- [The exercise]: Faithfully return all lines, omitting every embedded picture.

--- begin ---

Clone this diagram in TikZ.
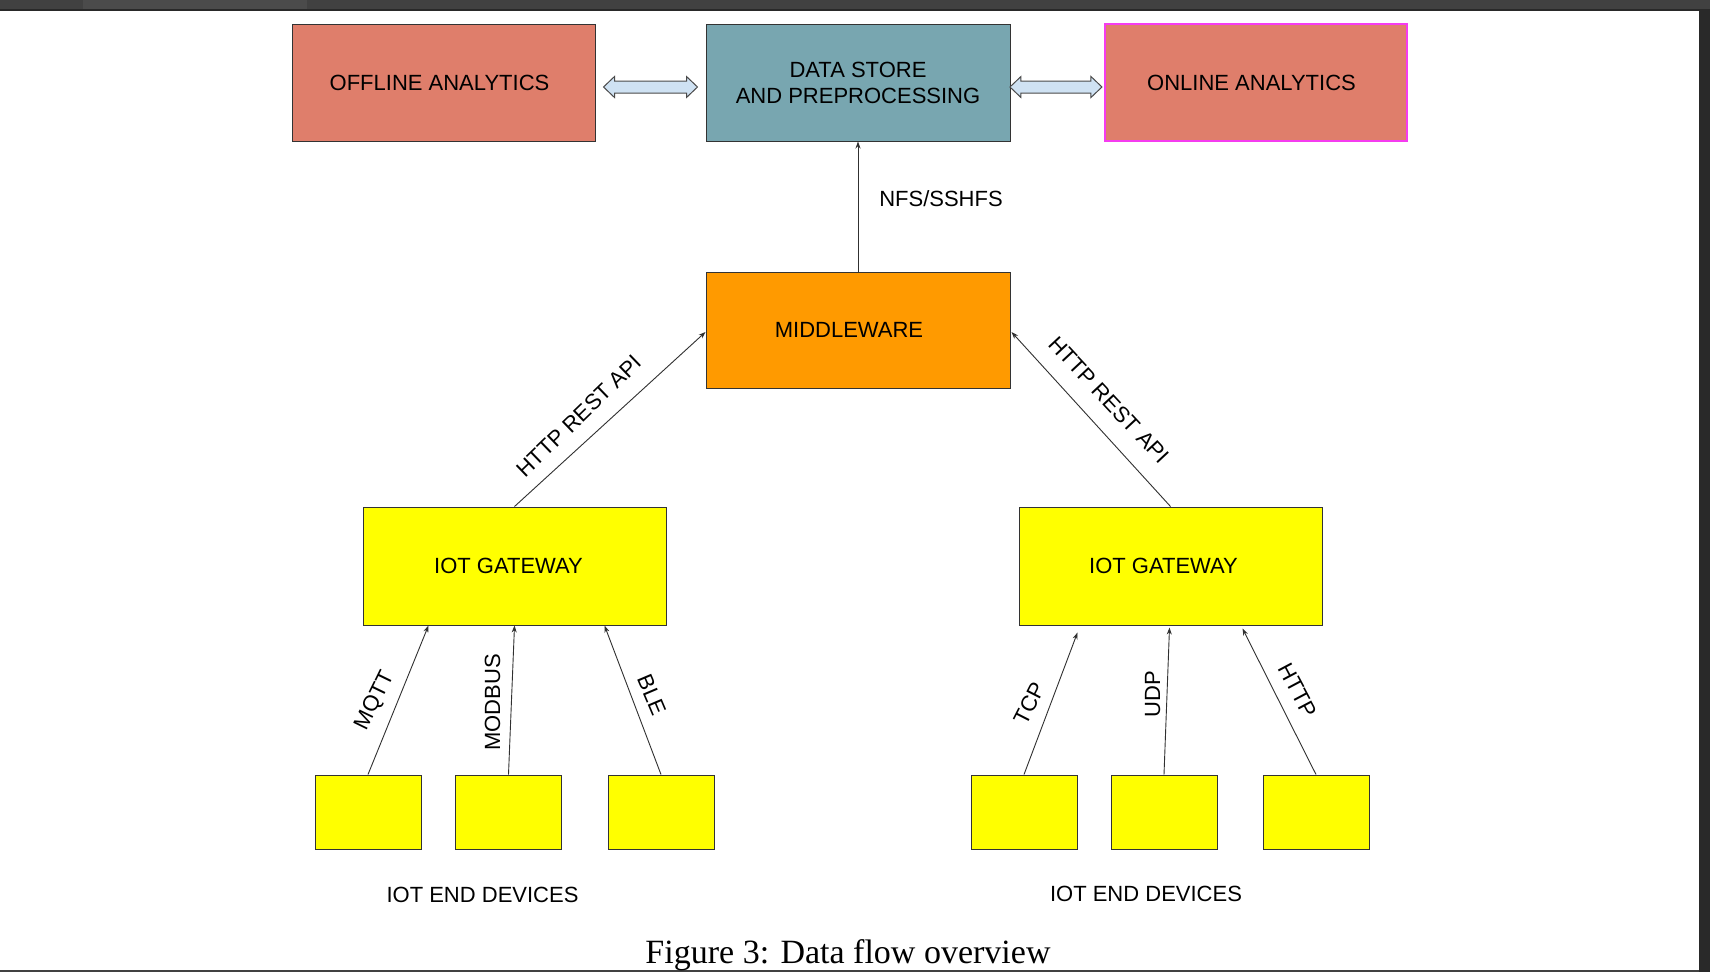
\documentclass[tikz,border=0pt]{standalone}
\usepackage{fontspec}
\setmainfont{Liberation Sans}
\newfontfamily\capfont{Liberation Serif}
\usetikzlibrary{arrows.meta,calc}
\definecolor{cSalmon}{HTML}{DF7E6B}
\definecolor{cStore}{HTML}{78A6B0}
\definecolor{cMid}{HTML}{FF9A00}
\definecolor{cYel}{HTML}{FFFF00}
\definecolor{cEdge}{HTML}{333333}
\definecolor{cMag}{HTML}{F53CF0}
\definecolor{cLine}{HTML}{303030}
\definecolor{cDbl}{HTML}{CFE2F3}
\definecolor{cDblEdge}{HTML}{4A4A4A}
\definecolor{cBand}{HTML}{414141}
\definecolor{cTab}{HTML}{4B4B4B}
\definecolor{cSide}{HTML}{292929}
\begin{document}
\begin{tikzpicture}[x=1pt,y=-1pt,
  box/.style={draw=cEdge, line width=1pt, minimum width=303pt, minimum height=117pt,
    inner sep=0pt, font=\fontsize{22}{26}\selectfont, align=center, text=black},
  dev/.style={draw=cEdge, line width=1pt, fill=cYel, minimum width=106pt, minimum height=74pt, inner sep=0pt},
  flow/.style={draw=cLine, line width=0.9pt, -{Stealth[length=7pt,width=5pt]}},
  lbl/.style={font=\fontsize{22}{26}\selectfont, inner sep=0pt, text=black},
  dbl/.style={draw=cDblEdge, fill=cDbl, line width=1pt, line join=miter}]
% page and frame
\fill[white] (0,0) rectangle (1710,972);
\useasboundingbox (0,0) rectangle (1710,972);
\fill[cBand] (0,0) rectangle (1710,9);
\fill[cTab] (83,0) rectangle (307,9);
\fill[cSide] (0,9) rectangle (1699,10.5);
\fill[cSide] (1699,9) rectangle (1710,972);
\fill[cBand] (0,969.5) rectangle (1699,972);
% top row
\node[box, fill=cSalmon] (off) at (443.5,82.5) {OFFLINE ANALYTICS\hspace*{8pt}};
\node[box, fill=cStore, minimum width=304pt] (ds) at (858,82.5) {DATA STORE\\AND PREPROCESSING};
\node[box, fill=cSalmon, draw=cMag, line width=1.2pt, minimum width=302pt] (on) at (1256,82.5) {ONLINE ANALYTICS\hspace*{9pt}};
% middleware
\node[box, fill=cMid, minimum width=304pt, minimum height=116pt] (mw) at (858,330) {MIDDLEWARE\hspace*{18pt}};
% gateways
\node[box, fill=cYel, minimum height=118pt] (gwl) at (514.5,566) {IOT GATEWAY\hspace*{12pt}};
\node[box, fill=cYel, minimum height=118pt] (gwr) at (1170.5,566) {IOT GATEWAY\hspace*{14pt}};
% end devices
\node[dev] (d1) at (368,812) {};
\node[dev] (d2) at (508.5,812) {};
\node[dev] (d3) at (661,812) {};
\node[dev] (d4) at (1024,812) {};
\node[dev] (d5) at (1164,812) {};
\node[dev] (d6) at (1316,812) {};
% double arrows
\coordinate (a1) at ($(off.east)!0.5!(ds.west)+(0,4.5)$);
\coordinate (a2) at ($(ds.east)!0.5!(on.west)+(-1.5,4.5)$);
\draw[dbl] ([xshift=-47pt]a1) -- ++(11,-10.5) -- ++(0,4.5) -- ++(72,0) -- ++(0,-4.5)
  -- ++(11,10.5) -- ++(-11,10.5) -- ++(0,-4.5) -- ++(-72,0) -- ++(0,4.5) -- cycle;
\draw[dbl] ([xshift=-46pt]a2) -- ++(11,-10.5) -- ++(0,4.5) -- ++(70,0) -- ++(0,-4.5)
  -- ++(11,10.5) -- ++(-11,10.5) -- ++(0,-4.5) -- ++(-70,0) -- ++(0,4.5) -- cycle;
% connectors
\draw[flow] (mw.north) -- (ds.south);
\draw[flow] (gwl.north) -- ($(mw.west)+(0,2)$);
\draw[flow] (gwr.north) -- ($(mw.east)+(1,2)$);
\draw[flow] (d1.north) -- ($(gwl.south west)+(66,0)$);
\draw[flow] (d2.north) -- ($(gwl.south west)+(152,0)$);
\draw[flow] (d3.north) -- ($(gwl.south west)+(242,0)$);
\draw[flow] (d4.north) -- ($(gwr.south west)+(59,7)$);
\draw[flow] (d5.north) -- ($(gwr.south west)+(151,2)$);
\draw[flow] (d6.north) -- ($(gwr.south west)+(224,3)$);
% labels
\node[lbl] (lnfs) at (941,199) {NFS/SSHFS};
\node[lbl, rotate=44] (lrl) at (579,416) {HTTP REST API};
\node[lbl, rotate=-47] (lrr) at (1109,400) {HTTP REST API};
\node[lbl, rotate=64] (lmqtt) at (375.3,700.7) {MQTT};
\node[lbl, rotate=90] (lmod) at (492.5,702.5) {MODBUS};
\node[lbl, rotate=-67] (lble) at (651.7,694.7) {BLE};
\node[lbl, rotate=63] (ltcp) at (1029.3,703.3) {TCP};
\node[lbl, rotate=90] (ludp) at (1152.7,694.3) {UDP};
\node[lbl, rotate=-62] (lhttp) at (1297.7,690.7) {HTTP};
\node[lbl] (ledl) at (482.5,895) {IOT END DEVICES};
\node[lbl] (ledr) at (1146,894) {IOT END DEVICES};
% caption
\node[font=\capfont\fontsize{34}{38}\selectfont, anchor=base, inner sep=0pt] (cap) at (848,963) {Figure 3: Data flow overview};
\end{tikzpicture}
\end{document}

--- end ---

- [Response to the exercise]:
Clone this diagram in TikZ.
\documentclass[tikz,border=0pt]{standalone}
\usepackage{fontspec}
\setmainfont{Liberation Sans}
\newfontfamily\capfont{Liberation Serif}
\usetikzlibrary{arrows.meta,calc}
\definecolor{cSalmon}{HTML}{DF7E6B}
\definecolor{cStore}{HTML}{78A6B0}
\definecolor{cMid}{HTML}{FF9A00}
\definecolor{cYel}{HTML}{FFFF00}
\definecolor{cEdge}{HTML}{333333}
\definecolor{cMag}{HTML}{F53CF0}
\definecolor{cLine}{HTML}{303030}
\definecolor{cDbl}{HTML}{CFE2F3}
\definecolor{cDblEdge}{HTML}{4A4A4A}
\definecolor{cBand}{HTML}{414141}
\definecolor{cTab}{HTML}{4B4B4B}
\definecolor{cSide}{HTML}{292929}
\begin{document}
\begin{tikzpicture}[x=1pt,y=-1pt,
  box/.style={draw=cEdge, line width=1pt, minimum width=303pt, minimum height=117pt,
    inner sep=0pt, font=\fontsize{22}{26}\selectfont, align=center, text=black},
  dev/.style={draw=cEdge, line width=1pt, fill=cYel, minimum width=106pt, minimum height=74pt, inner sep=0pt},
  flow/.style={draw=cLine, line width=0.9pt, -{Stealth[length=7pt,width=5pt]}},
  lbl/.style={font=\fontsize{22}{26}\selectfont, inner sep=0pt, text=black},
  dbl/.style={draw=cDblEdge, fill=cDbl, line width=1pt, line join=miter}]
% page and frame
\fill[white] (0,0) rectangle (1710,972);
\useasboundingbox (0,0) rectangle (1710,972);
\fill[cBand] (0,0) rectangle (1710,9);
\fill[cTab] (83,0) rectangle (307,9);
\fill[cSide] (0,9) rectangle (1699,10.5);
\fill[cSide] (1699,9) rectangle (1710,972);
\fill[cBand] (0,969.5) rectangle (1699,972);
% top row
\node[box, fill=cSalmon] (off) at (443.5,82.5) {OFFLINE ANALYTICS\hspace*{8pt}};
\node[box, fill=cStore, minimum width=304pt] (ds) at (858,82.5) {DATA STORE\\AND PREPROCESSING};
\node[box, fill=cSalmon, draw=cMag, line width=1.2pt, minimum width=302pt] (on) at (1256,82.5) {ONLINE ANALYTICS\hspace*{9pt}};
% middleware
\node[box, fill=cMid, minimum width=304pt, minimum height=116pt] (mw) at (858,330) {MIDDLEWARE\hspace*{18pt}};
% gateways
\node[box, fill=cYel, minimum height=118pt] (gwl) at (514.5,566) {IOT GATEWAY\hspace*{12pt}};
\node[box, fill=cYel, minimum height=118pt] (gwr) at (1170.5,566) {IOT GATEWAY\hspace*{14pt}};
% end devices
\node[dev] (d1) at (368,812) {};
\node[dev] (d2) at (508.5,812) {};
\node[dev] (d3) at (661,812) {};
\node[dev] (d4) at (1024,812) {};
\node[dev] (d5) at (1164,812) {};
\node[dev] (d6) at (1316,812) {};
% double arrows
\coordinate (a1) at ($(off.east)!0.5!(ds.west)+(0,4.5)$);
\coordinate (a2) at ($(ds.east)!0.5!(on.west)+(-1.5,4.5)$);
\draw[dbl] ([xshift=-47pt]a1) -- ++(11,-10.5) -- ++(0,4.5) -- ++(72,0) -- ++(0,-4.5)
  -- ++(11,10.5) -- ++(-11,10.5) -- ++(0,-4.5) -- ++(-72,0) -- ++(0,4.5) -- cycle;
\draw[dbl] ([xshift=-46pt]a2) -- ++(11,-10.5) -- ++(0,4.5) -- ++(70,0) -- ++(0,-4.5)
  -- ++(11,10.5) -- ++(-11,10.5) -- ++(0,-4.5) -- ++(-70,0) -- ++(0,4.5) -- cycle;
% connectors
\draw[flow] (mw.north) -- (ds.south);
\draw[flow] (gwl.north) -- ($(mw.west)+(0,2)$);
\draw[flow] (gwr.north) -- ($(mw.east)+(1,2)$);
\draw[flow] (d1.north) -- ($(gwl.south west)+(66,0)$);
\draw[flow] (d2.north) -- ($(gwl.south west)+(152,0)$);
\draw[flow] (d3.north) -- ($(gwl.south west)+(242,0)$);
\draw[flow] (d4.north) -- ($(gwr.south west)+(59,7)$);
\draw[flow] (d5.north) -- ($(gwr.south west)+(151,2)$);
\draw[flow] (d6.north) -- ($(gwr.south west)+(224,3)$);
% labels
\node[lbl] (lnfs) at (941,199) {NFS/SSHFS};
\node[lbl, rotate=44] (lrl) at (579,416) {HTTP REST API};
\node[lbl, rotate=-47] (lrr) at (1109,400) {HTTP REST API};
\node[lbl, rotate=64] (lmqtt) at (375.3,700.7) {MQTT};
\node[lbl, rotate=90] (lmod) at (492.5,702.5) {MODBUS};
\node[lbl, rotate=-67] (lble) at (651.7,694.7) {BLE};
\node[lbl, rotate=63] (ltcp) at (1029.3,703.3) {TCP};
\node[lbl, rotate=90] (ludp) at (1152.7,694.3) {UDP};
\node[lbl, rotate=-62] (lhttp) at (1297.7,690.7) {HTTP};
\node[lbl] (ledl) at (482.5,895) {IOT END DEVICES};
\node[lbl] (ledr) at (1146,894) {IOT END DEVICES};
% caption
\node[font=\capfont\fontsize{34}{38}\selectfont, anchor=base, inner sep=0pt] (cap) at (848,963) {Figure 3: Data flow overview};
\end{tikzpicture}
\end{document}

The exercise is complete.